曹立森认为,在竞业限制这件事上,员工处于相对被动的状态。
“大部分竞业协议的签订都是按照企业要求去签的,员工很少有议价的权利。我给很多企业做法律顾问,企业会对保密协议、竞业协议提出各种需求,但我从没听说过哪个公司提到,员工要求针对各类协议哪些要调整。”
曹立森建议,一旦因为竞业限制协议的问题员工和企业对簿公堂,在法庭对抗的过程中,员工可以审查规章制度的程序合法性。

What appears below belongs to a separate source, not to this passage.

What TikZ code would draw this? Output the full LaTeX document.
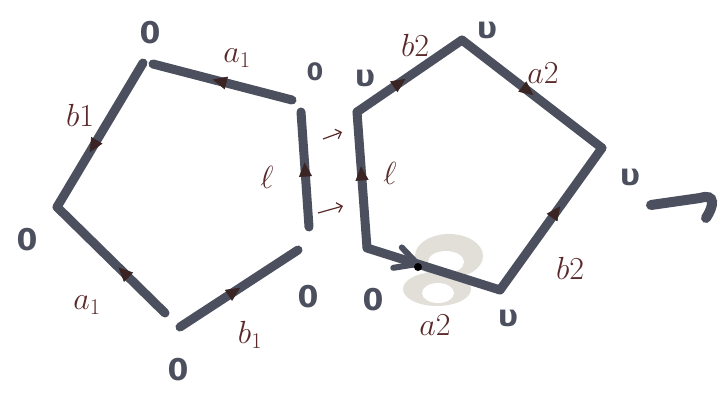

“因為竞业限制这块,有的是单独签竞业协议,有的则是公司通过规章制度里的条款来规范的。如果是单独签了竞业限制协议,因为是员工本人签的,这种很难再有议价的余地,但如果公司只是在员工手册里有一章,要求员工有竞业限制义务,这种情况建议员工去审查规章制度,看它的程序是不是合法。因为这类制度跟员工的切身利益密切相关,按照法律规定,这种制度应当履行相应的民主程序。”
民主程序,即公司拟定的规章制度草案,要先发征求意见稿征求员工的意见,接着,公司要听取意见,可能需要与工会或员工代表沟通,之后再把定稿下发。“北京这边的法院,目前,10个案子里可能有两个法官会考虑,公司有没有履行民主程序,如果没有,就可能直接导致制度无效。如果说这个制度无效,那对于员工的竞业要求也就自然无效了。”曹立森说。
离职至今已有两个多月,张悦然仍在待业,还没开始找工作,“限制和补偿金的影响都有,但主要还是想先缓一缓。”
王珂则在最近告诉记者,她已和原公司达成和解,她删掉了小红书上一些关于她和原公司纠纷过程的帖子。“我放弃要补偿金,对方放弃要违约金。”